Trump won’t be next president: Obama

NEW YORK - US President Barack Obama called Republican presidential frontrunner Donald Trump a “classic reality TV character” who has tapped into a “genuine anti-immigrant sentiment” among many voters in his party - but he doesn’t think that will carry the billionaire businessman to the White House as his replacement. 
During a wide-ranging interview that aired Sunday on CBS “60 minutes” programme, Obama also said that while Hillary Clinton, the Democratic presidential frontrunner, “made a mistake” by using a private email server while she was the secretary of state in his cabinet, the move did not pose a national security threat. CBS anchor asked Obama, what he thinks of Trump, who has surprised pundits by leading his Republican rivals. “I think that he is a great publicity seeker at a time when the Republican Party hasn’t really figured out what it’s for as opposed to what it’s against,” Obama said.
“I think that he has tapped into something that exists in the Republican Party that’s real. I think there is genuine anti-immigrant sentiment in a large portion of at least Republican primary voters. I don’t think it’s uniform.
“He knows how to get attention,” the president added about Trump, a real estate mogul who used to star in his own reality television show, “The Apprentice.” “He is, you know, the classic reality TV character. And at this early stage it’s not surprising that he’s gotten a lot of attention.”
Trump has drawn controversy for his strong rhetoric against illegal immigration, at one point saying “rapists” and “criminals” were entering the U.S. illegally from Mexico. He has called for deporting the more than 11 million immigrants living without authorization in the U.S. and for building a wall across America’s border with Mexico. Trump also said he will allow the “good” immigrants who are deported to return to the U.S. in an “expedited” fashion.
Asked if Trump’s surge in the race appears to be waning, Obama said: “I’ll leave it up to the pundits to make that determination.”
“I don’t think he’ll end up being president of the United States,” he added.
Later Sunday night, Trump took to Twitter to respond to Obama’s interview, criticizing the president that his “definition of leadership would be leading on climate change.” 

“Well, I watched his (the president’s) performance last night and I thought it was terrible. I thought it was sad because everything’s negative. It’s nothing positive,” Trump told Fox News on Monday morning.
Trump got 27 percent support nationally from Republican primary voters in the latest CBS News poll, with neurosurgeon Ben Carson coming in second with 21 percent.

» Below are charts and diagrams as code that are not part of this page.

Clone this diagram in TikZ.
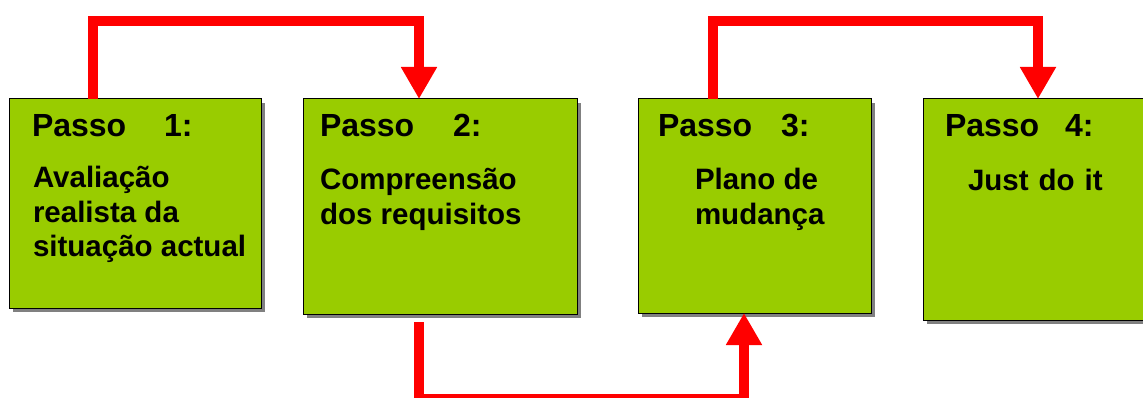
\documentclass[tikz,border=0pt]{standalone}
\usepackage{fontspec}
\setmainfont{Liberation Sans}
\usetikzlibrary{arrows.meta,shadows}
\definecolor{boxgreen}{HTML}{99CC00}
\definecolor{shadowgray}{HTML}{808080}
\definecolor{connred}{HTML}{FF0000}
\tikzset{
  stepbox/.style={draw=black, line width=1pt, fill=boxgreen, anchor=north west,
    inner sep=0pt, outer sep=0pt,
    drop shadow={shadow xshift=4pt, shadow yshift=-4pt, fill=shadowgray, opacity=1, draw=none}},
  titletext/.style={font=\bfseries\fontsize{32}{34}\selectfont, anchor=base west, inner sep=0pt, outer sep=0pt},
  bodytext/.style={font=\bfseries\fontsize{29.5}{34.5}\selectfont, anchor=base west, inner sep=0pt, outer sep=0pt},
  conn/.style={draw=connred, line width=10pt, line join=miter,
    -{Triangle[width=34pt,length=32pt]}, connred}
}
\begin{document}
\begin{tikzpicture}[x=1pt,y=-1pt]
\useasboundingbox (0,0) rectangle (1143,398);
% boxes
\node[stepbox, minimum width=252pt, minimum height=209pt] (b1) at (9,99) {};
\node[stepbox, minimum width=274pt, minimum height=215pt] (b2) at (303,99) {};
\node[stepbox, minimum width=233pt, minimum height=214pt] (b3) at (638,99) {};
\node[stepbox, minimum width=260pt, minimum height=221pt] (b4) at (923,99) {};
% titles
\node[titletext] (p1) at (32,137) {Passo};
\node[titletext] (n1) at (164,137) {1:};
\node[titletext] (p2) at (320,137) {Passo};
\node[titletext] (n2) at (453,137) {2:};
\node[titletext] (p3) at (658,137) {Passo};
\node[titletext] (n3) at (781,137) {3:};
\node[titletext] (p4) at (945,137) {Passo};
\node[titletext] (n4) at (1065,137) {4:};
% bodies
\node[bodytext] (t1) at (33,188) {\parbox[t]{240pt}{\raggedright Avaliação\\realista da\\situação actual}};
\node[bodytext] (t2) at (320,190) {\parbox[t]{250pt}{\raggedright Compreensão\\dos requisitos}};
\node[bodytext] (t3) at (695,190) {\parbox[t]{170pt}{\raggedright Plano de\\mudança}};
\node[bodytext] (t4) at (968,191) {Just\hspace{10pt}do\hspace{10pt}it};
% connectors
\coordinate (s2) at ([xshift=116pt,yshift=-8pt]b2.south west);
\draw[conn] ([xshift=84pt]b1.north west) -- ++(0,-77.5) -| ([xshift=116pt]b2.north west);
\draw[conn] (s2) -- ++(0,77) -| ([xshift=106pt]b3.south west);
\draw[conn] ([xshift=75pt]b3.north west) -- ++(0,-77.5) -| ([xshift=115pt]b4.north west);
\end{tikzpicture}
\end{document}
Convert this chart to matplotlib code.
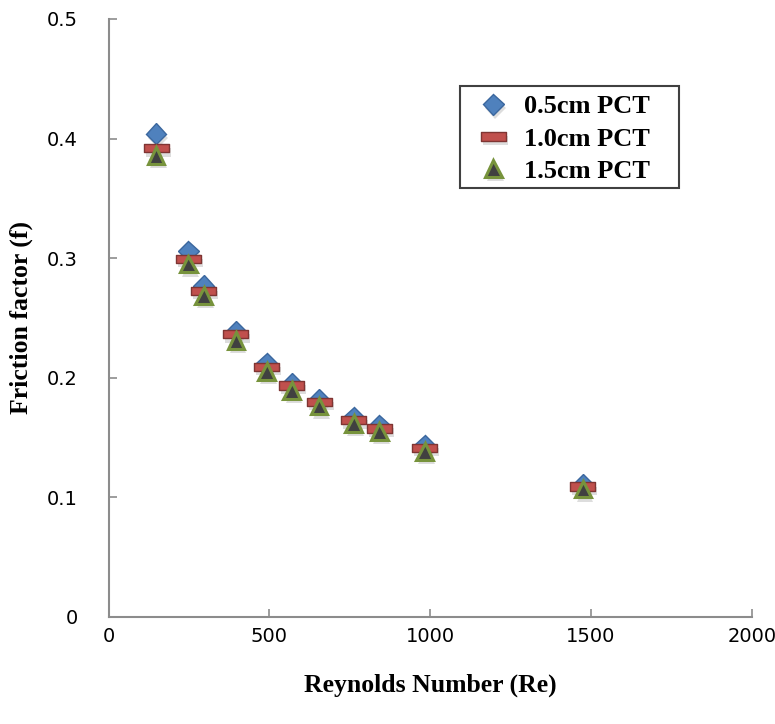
import matplotlib
matplotlib.use("Agg")
import matplotlib.pyplot as plt
from matplotlib.path import Path
from matplotlib.patches import Rectangle
import matplotlib.patheffects as pe

# Data
reynolds = [148, 248, 296, 396, 492, 570, 655, 762, 842, 983, 1475]
f_05 = [0.404, 0.306, 0.277, 0.239, 0.2125, 0.1957, 0.1819, 0.1673, 0.1604, 0.1437, 0.111]
f_10 = [0.392, 0.2995, 0.2726, 0.2364, 0.209, 0.1935, 0.1799, 0.1646, 0.1576, 0.1414, 0.1089]
f_15 = [0.386, 0.295, 0.2686, 0.2314, 0.205, 0.1896, 0.1763, 0.1618, 0.155, 0.1381, 0.107]
labels = ["0.5cm PCT", "1.0cm PCT", "1.5cm PCT"]
xticks = [0, 500, 1000, 1500, 2000]
yticks = [0, 0.1, 0.2, 0.3, 0.4, 0.5]
ytick_labels = ["0", "0.1", "0.2", "0.3", "0.4", "0.5"]

W, H = 775, 724
fig = plt.figure(figsize=(W / 100, H / 100), dpi=100)
ax = fig.add_axes([0.140, 0.1478, 0.830, 0.826])

bar_marker = Path([(-1, -0.34), (1, -0.34), (1, 0.34), (-1, 0.34), (-1, -0.34)],
                  [Path.MOVETO, Path.LINETO, Path.LINETO, Path.LINETO, Path.CLOSEPOLY])

shadow = [pe.SimplePatchShadow(offset=(1.5, -3), shadow_rgbFace="#909090", alpha=0.3), pe.Normal()]

ax.plot(reynolds, f_05, linestyle="none", marker="D", markersize=10.5,
        markerfacecolor="#4F81BD", markeredgecolor="#3B679E", markeredgewidth=1.0,
        label=labels[0], zorder=3, path_effects=shadow)
ax.plot(reynolds, f_10, linestyle="none", marker=bar_marker, markersize=18,
        markerfacecolor="#C0504D", markeredgecolor="#7F3533", markeredgewidth=1.0,
        label=labels[1], zorder=4, path_effects=shadow)
ax.plot(reynolds, f_15, linestyle="none", marker="^", markersize=12,
        markerfacecolor="#404040", markeredgecolor="#77933C", markeredgewidth=2.2,
        label=labels[2], zorder=5, path_effects=shadow)

ax.set_xlim(0, 2000)
ax.set_ylim(0, 0.5)
ax.set_xticks(xticks)
ax.set_yticks(yticks)
ax.set_yticklabels(ytick_labels)

for s in ["top", "right"]:
    ax.spines[s].set_visible(False)
for s in ["left", "bottom"]:
    ax.spines[s].set_color("#8C8C8C")
    ax.spines[s].set_linewidth(1.5)

ax.tick_params(axis="both", direction="in", length=6, width=1.2, color="#8C8C8C",
               labelsize=14, labelcolor="black")
ax.tick_params(axis="x", pad=7)
ax.tick_params(axis="y", pad=22)
for t in ax.get_xticklabels() + ax.get_yticklabels():
    t.set_family("DejaVu Sans")

ax.set_xlabel("Reynolds Number (Re)", fontsize=18.5, fontweight="bold",
              family="Liberation Serif", labelpad=20)
ax.set_ylabel("Friction factor (f)", fontsize=18.5, fontweight="bold",
              family="Liberation Serif", labelpad=10)

leg = ax.legend(loc="upper left", bbox_to_anchor=(480 / W, 1 - 95 / H),
                bbox_transform=fig.transFigure,
                prop={"family": "Liberation Serif", "weight": "bold", "size": 19},
                frameon=False, handlelength=1.0, handletextpad=0.65,
                borderpad=0.0, labelspacing=0.33, borderaxespad=0)
fig.patches.append(Rectangle((460 / W, 1 - 188 / H), 219 / W, 102 / H,
                             transform=fig.transFigure, fill=False,
                             edgecolor="#404040", linewidth=1.5, zorder=10))

fig.savefig("out.png", dpi=100)
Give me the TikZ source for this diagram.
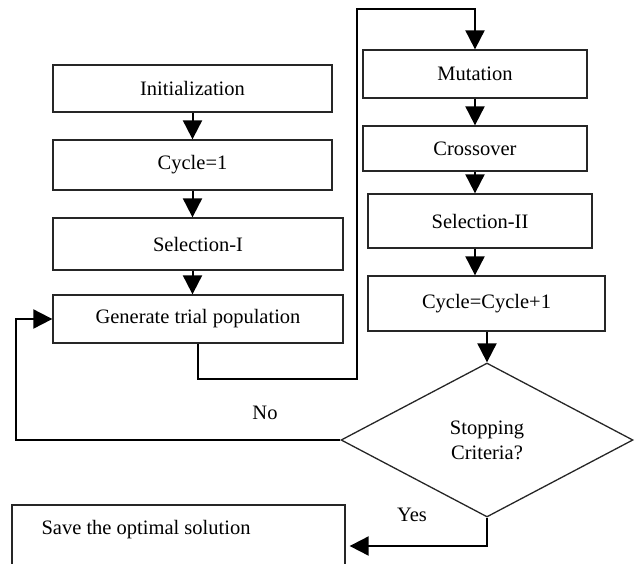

The president also weighed in on Hillary Clinton’s use of a private email server while she served as his secretary of state. He said he didn’t know about it. “I don’t think it posed a national security problem. I think that it was a mistake that she has acknowledged,” he said. “As a general proposition, when we’re in these offices, we have to be more sensitive and stay as far away from the line as possible when it comes to how we handle information, how we handle our own personal data.”
He did say the attention on Clinton’s server was “ginned-up...in part because of politics. And I think she’d be the first to acknowledge that maybe she could have handled the original decision better and the disclosures more quickly.” It’s a legitimate issue, he added, but “the fact that for the last three months this is all that’s been spoken about is an indication that we’re in presidential political season.” I do think that the way it’s been ginned-up is in part because of— in part— because of politics.
When interviewer Steve Kroft asked about the fact that the administration has prosecuted people for having classified material on their private computers, the president said, “There’s no doubt that there had been breaches, and these are all a matter of degree. We don’t get an impression that here there was purposely efforts to hide something or to squirrel away information.”
On another potential challenger for Clinton - Vice President Joe Biden - the president said he’s “going to let Joe make that decision.” But he had plenty of praise for his number two, saying, “I think Joe will go down as one of the finest vice presidents in history, and one of the more consequential...I don’t think there’s any politician at a national level that has not thought about being the president. And if you’re sitting right next to the president in every meeting and, you know wrestling with these issues, I’m sure that for him he’s saying to himself, ‘I could do a really good job.’”
Asked if he would miss House Speaker John Boehner, who announced his resignation last month, the president noted that he and Boehner “disagreed on just about everything.” But, he added, Boehner “did care about the institution. He recognized that nobody gets 100 percent in our democracy.”
“I won’t say that he and I were ideal partners, but he and I could talk and we could get some things done. And so I am a little concerned that the reason he left was because there are a group of members of Congress who think having somebody who is willing to shut down the government or default on the U.S. debt is going to allow them to get their way 100 percent of the time,” he said.